06 September 2007

Sen. Johnson gets it now — but do the rest?

By Donna Smith

DENVER – It was a moving scene. Sen. Tim Johnson of South Dakota returned to the U.S. Senate today, nine months after suffering a brain hemorrhage that nearly took his life.

I vividly remember that day. I was working at a contract position here in Denver when someone came out of our break room and said some Senator from South Dakota had a stroke or something. My stomach flipped. We had just moved from South Dakota weeks before, and Tim Johnson was one of my U.S. Senators.

When I arrived home that day to my daughter’s home where we were living in a small storage room, a hand-written note was waiting in her mailbox for me. It was to me from Sen. Tim Johnson. The irony of receiving that note on that day was spooky for me. The note is on his U.S. Senate note paper, and he thanked me for my efforts to be a fair reporter in western South Dakota where most media leans heavily and easily to the far right. I still have that note and will treasure it always. It wasn’t easy to report on any Democrat in western South Dakota, and it was kind of him to acknowledge that fact.
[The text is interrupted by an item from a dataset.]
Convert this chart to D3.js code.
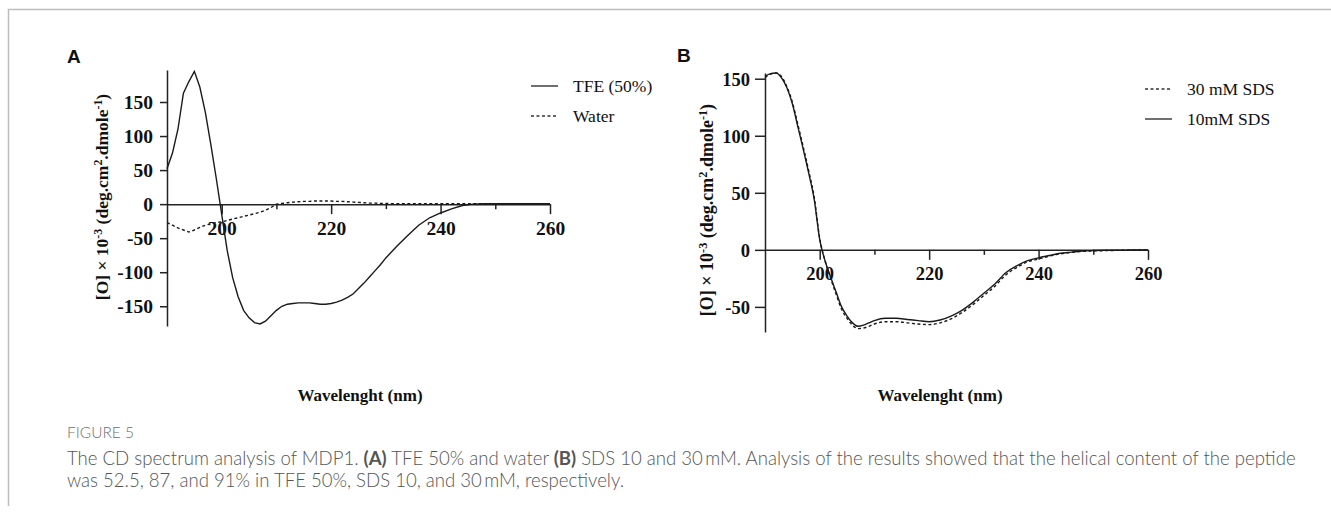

But now it is months later. I have been in Michael Moore’s SiCKO and to Cuba for health care, and Sen. Johnson and his family have been through hell and back with his brain injury. Both of our families have much yet to endure.

I listened to his statement today and marveled at his courage. How many of us would step to that microphone and do what he did and what he had obviously fought to do with every fiber of his body. Every American should take great comfort that among all the terrible falsehoods and shams we watch unfold from Washington, these few moments were very human and very American – in the best senses of both.

In part, Sen. Johnson said, “But I return to work today to this great body with a renewed spirit and a sharper focus. I better appreciate today what individuals and families go through when they face crippling hardship – whether that hardship be the consequence of catastrophic health issues, economic hardship, or lack of an opportunity to reach one’s full potential in life.

“I believe I have been given a second chance at life. I vow to take that second chance and work harder than ever to be the best I can be for my state and for my nation; to be a voice for those individuals and families who too often are ignored or forgotten; and to fight to live up to the ideals that have made this nation great. That is my focus and that is my commitment to my constituents back home in South Dakota, to the people of this great nation, and to my colleagues here in Washington.” When he finished his statement, his colleagues stood and honored him with applause, as well they should.

Then our Senate Majority Leader, Harry Reid of Nevada, spoke. In his moving tribute to his friend and fellow Democrat, Sen. Reid shared a truth that might have been lost by some but that seared at my heart and soul like a hot knife.

In praising Sen. Johnson’s doctors and acknowledging the serendipity that allowed his medical crisis to occur when and where it did, Sen. Reid inadvertently highlighted some of the very issues the rest of us out in America face today.

Reid said that if the hemorrhage had occurred one day later, Johnson might have been on an airplane bound for South Dakota. OK, that would be bad. It would have taken precious time for a plane to land and for care to reach my Senator. He might have died or had a very bad outcome indeed.

But then Reid added that if the crisis had occurred two days later, Johnson might have been on an Indian reservation. Oooh, now that’s not good. Everybody knows that having a medical emergency on one of the nation’s Indian reservations would necessarily mean pretty lousy chances for high quality trauma care or even minimal stabilization of a medical emergency.

So, my good Senators, Sen. Johnson was blessed to have his emergency in Washington, near an awesome medical facility with doctors who were top-notch and able to work with the best of the best to save his life and to save his brain so we could applaud him today.

Most Americans are not so lucky. We don’t have the insurance benefits and access to quality care that saved Sen. Johnson’s life and brain. And the kicker still is that we – the American taxpayer and voters – give our Congressional members better benefits at better prices and therefore a better chance for life than we even demand for ourselves.

I would like to hold Sen. Johnson to the words he spoke today and challenge him to work now on bringing the health care crisis in this nation forward once again in the Senate. He has a unique perspective and a unique opportunity -- Perhaps a God-given opportunity to argue that he values the health and lives of his constituents and of everyday Americans just as much as he does his own. In my heart, I know he does. Now I just need to find out if he has the courage to stand up and say it in spite of the re-election race decision looming in the not-too-distant future.

In 2004, another U.S. Senator from South Dakota offered a resolution in the Senate saying that every American should have access to health care benefits like those given to every member of Congress at a fair price. Senate Minority Leader Tom Daschle offered that resolution but was later defeated by the young Republican, John Thune, who introduced Sen. Johnson today as he returned to the Senate. Thune does not believe every American deserves the same health benefits he does.

I would like to challenge Sen. Johnson to go back to that resolution and read it again. Give it your own touches and please reintroduce it again. Let the courage and compassion you now know even more intimately exists in America guide you to bring this discussion back into the Senate before another year and another election cycle – and the deaths of 18,000 more Americans – passes. This nation needs health care reform now, please help us Sen. Johnson.